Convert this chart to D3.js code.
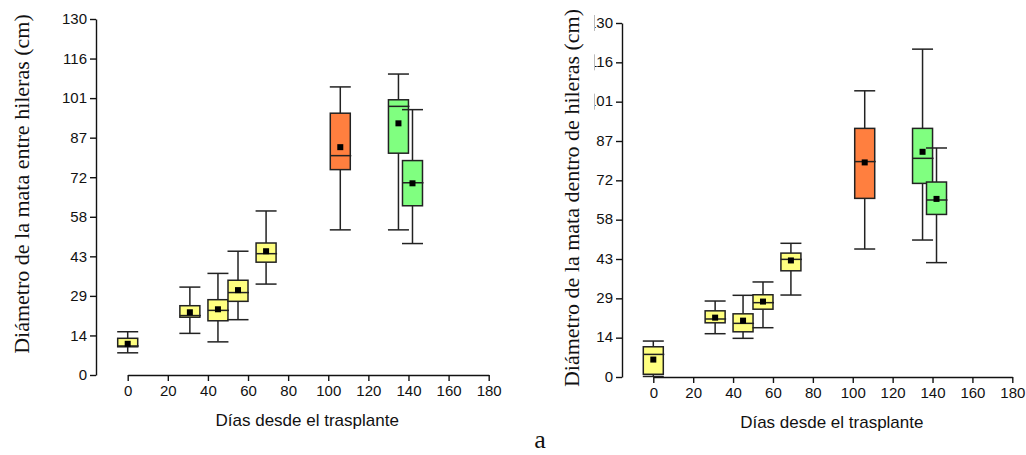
<!DOCTYPE html>
<html>
<head>
<meta charset="utf-8">
<script src="https://cdn.jsdelivr.net/npm/d3@7"></script>
<style>
  body { margin: 0; background: #fff; }
  svg { display: block; }
</style>
</head>
<body>
<div id="chart"></div>
<script>
// días desde el trasplante de cada caja
const days = [0, 31, 45, 55, 69, 106, 135, 142];
const boxColors = ["#ffff80", "#ffff80", "#ffff80", "#ffff80", "#ffff80", "#ff7f3f", "#80ff80", "#80ff80"];

// entre hileras
const entreLo   = [8.1, 15.2, 12.1, 20.2, 33.2, 53.0, 53.0, 48.0];
const entreQ1   = [10.3, 21.1, 19.8, 26.9, 41.2, 75.0, 81.0, 61.8];
const entreMed  = [10.6, 21.7, 23.6, 30.1, 44.3, 80.1, 98.1, 70.2];
const entreQ3   = [13.4, 25.3, 27.5, 34.6, 48.2, 95.6, 100.5, 78.3];
const entreHi   = [15.8, 32.1, 37.1, 45.2, 59.9, 105.2, 109.9, 96.9];
const entreMean = [11.4, 22.9, 24.0, 31.0, 45.2, 83.2, 91.9, 70.0];

// dentro de hileras
const dentroLo   = [0.2, 15.9, 14.2, 18.1, 30.1, 47.0, 50.3, 42.0];
const dentroQ1   = [1.0, 19.9, 16.6, 24.9, 39.0, 65.6, 71.1, 59.7];
const dentroMed  = [8.3, 21.3, 19.7, 27.3, 43.2, 79.1, 80.3, 65.0];
const dentroQ3   = [11.1, 24.3, 23.2, 30.2, 45.5, 91.3, 91.3, 71.6];
const dentroHi   = [13.2, 27.9, 30.0, 34.9, 49.1, 105.1, 120.4, 84.1];
const dentroMean = [6.4, 21.8, 20.7, 27.7, 42.8, 78.8, 82.7, 65.4];

const yTickLabels = ["0", "14", "29", "43", "58", "72", "87", "101", "116", "130"];
const xTicks = [0, 20, 40, 60, 80, 100, 120, 140, 160, 180];

const svg = d3.select("#chart").append("svg")
  .attr("width", 1026)
  .attr("height", 455);

function makeRows(lo, q1, med, q3, hi, mean) {
  return days.map((d, i) => ({
    day: d, lo: lo[i], q1: q1[i], med: med[i], q3: q3[i], hi: hi[i], mean: mean[i], color: boxColors[i]
  }));
}

function drawPanel(p) {
  const g = svg.append("g");
  const x = d3.scaleLinear().domain([0, 180]).range([p.x0, p.x1]);
  const y = d3.scaleLinear().domain([0, 130]).range([p.y0, p.y1]);
  const tickVals = yTickLabels.map((t, i) => i * 130 / 9);

  // eje y
  const yAxis = d3.axisLeft(y)
    .tickValues(tickVals)
    .tickFormat((d, i) => yTickLabels[i])
    .tickSize(6).tickSizeOuter(0).tickPadding(3);
  const ya = g.append("g").attr("transform", `translate(${p.yAxisX},0)`).call(yAxis);
  ya.selectAll("text").style("font-family", "'Liberation Sans', Arial, sans-serif").style("font-size", "15px").attr("fill", "#111");
  ya.selectAll("line, path").attr("stroke", "#111").attr("stroke-width", 1.4);

  // en el panel derecho las etiquetas largas salen cortadas
  if (p.clipLabels) {
    const cid = "clipLab";
    svg.append("clipPath").attr("id", cid).append("rect")
      .attr("x", p.clipLabels).attr("y", 0).attr("width", 100).attr("height", 455);
    ya.selectAll(".tick text").remove();
    const lab = g.append("g").attr("clip-path", `url(#${cid})`);
    lab.selectAll("text").data(yTickLabels).join("text")
      .attr("x", p.yAxisX - 9)
      .attr("y", (d, i) => y(tickVals[i]))
      .attr("dy", "0.32em")
      .attr("text-anchor", "end")
      .style("font-family", "'Liberation Sans', Arial, sans-serif")
      .style("font-size", "15px")
      .attr("fill", "#111")
      .text(d => d);
    g.selectAll("line.cut").data(tickVals.filter(v => v > 100)).join("line")
      .attr("class", "cut")
      .attr("x1", p.clipLabels + 0.5).attr("x2", p.clipLabels + 0.5)
      .attr("y1", v => y(v) - 8).attr("y2", v => y(v) + 8)
      .attr("stroke", "#bbb").attr("stroke-width", 1);
  }

  // eje x
  const xAxis = d3.axisBottom(x).tickValues(xTicks).tickSize(6).tickSizeOuter(0).tickPadding(4);
  const xa = g.append("g").attr("transform", `translate(0,${p.xAxisY})`).call(xAxis);
  xa.selectAll("text").style("font-family", "'Liberation Sans', Arial, sans-serif").style("font-size", "15px").attr("fill", "#111");
  xa.selectAll("line, path").attr("stroke", "#111").attr("stroke-width", 1.4);

  g.append("text")
    .attr("x", (p.x0 + p.x1) / 2 - 1)
    .attr("y", p.xAxisY + 51)
    .attr("text-anchor", "middle")
    .style("font-family", "'Liberation Sans', Arial, sans-serif")
    .style("font-size", "17px")
    .attr("fill", "#111")
    .text("Días desde el trasplante");

  g.append("text")
    .attr("transform", `translate(${p.titleX},${p.titleY}) rotate(-90)`)
    .attr("text-anchor", "middle")
    .style("font-family", "'Liberation Serif', 'Times New Roman', serif")
    .style("font-size", "22px")
    .attr("fill", "#111")
    .text(p.title);

  // cajas
  const bw = 20, cw = 21;
  const boxes = g.selectAll("g.box").data(p.rows).join("g").attr("class", "box");
  boxes.append("line")
    .attr("x1", d => x(d.day)).attr("x2", d => x(d.day))
    .attr("y1", d => y(d.hi)).attr("y2", d => y(d.q3))
    .attr("stroke", "#222").attr("stroke-width", 1.5);
  boxes.append("line")
    .attr("x1", d => x(d.day)).attr("x2", d => x(d.day))
    .attr("y1", d => y(d.q1)).attr("y2", d => y(d.lo))
    .attr("stroke", "#222").attr("stroke-width", 1.5);
  boxes.append("line")
    .attr("x1", d => x(d.day) - cw / 2).attr("x2", d => x(d.day) + cw / 2)
    .attr("y1", d => y(d.hi)).attr("y2", d => y(d.hi))
    .attr("stroke", "#222").attr("stroke-width", 1.5);
  boxes.append("line")
    .attr("x1", d => x(d.day) - cw / 2).attr("x2", d => x(d.day) + cw / 2)
    .attr("y1", d => y(d.lo)).attr("y2", d => y(d.lo))
    .attr("stroke", "#222").attr("stroke-width", 1.5);
  boxes.append("rect")
    .attr("x", d => x(d.day) - bw / 2)
    .attr("y", d => y(d.q3))
    .attr("width", bw)
    .attr("height", d => y(d.q1) - y(d.q3))
    .attr("fill", d => d.color)
    .attr("stroke", "#222").attr("stroke-width", 1.5);
  boxes.append("line")
    .attr("x1", d => x(d.day) - bw / 2).attr("x2", d => x(d.day) + bw / 2 + 1)
    .attr("y1", d => y(d.med)).attr("y2", d => y(d.med))
    .attr("stroke", "#222").attr("stroke-width", 1.5);
  boxes.append("rect")
    .attr("x", d => x(d.day) - 3)
    .attr("y", d => y(d.mean) - 3)
    .attr("width", 6).attr("height", 6)
    .attr("fill", "#000");
}

drawPanel({
  x0: 127.7, x1: 488.7, y0: 375, y1: 19, yAxisX: 96, xAxisY: 375,
  titleX: 29, titleY: 184,
  title: "Diámetro de la mata entre hileras (cm)",
  rows: makeRows(entreLo, entreQ1, entreMed, entreQ3, entreHi, entreMean)
});

drawPanel({
  x0: 653.3, x1: 1012.3, y0: 377, y1: 23, yAxisX: 622, xAxisY: 377,
  titleX: 579, titleY: 198, clipLabels: 594,
  title: "Diámetro de la mata dentro de hileras (cm)",
  rows: makeRows(dentroLo, dentroQ1, dentroMed, dentroQ3, dentroHi, dentroMean)
});

svg.append("text")
  .attr("x", 540).attr("y", 448)
  .attr("text-anchor", "middle")
  .style("font-family", "'Liberation Serif', 'Times New Roman', serif")
  .style("font-size", "26px")
  .attr("fill", "#111")
  .text("a");
</script>
</body>
</html>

========================================

_TO BE DONE_.
Wherever a line in the data above holds "chart", copy that line.

_ANSWER TO THIS PROBLEM_.
Convert this chart to D3.js code.
<div id="chart"></div>
const svg = d3.select("#chart").append("svg")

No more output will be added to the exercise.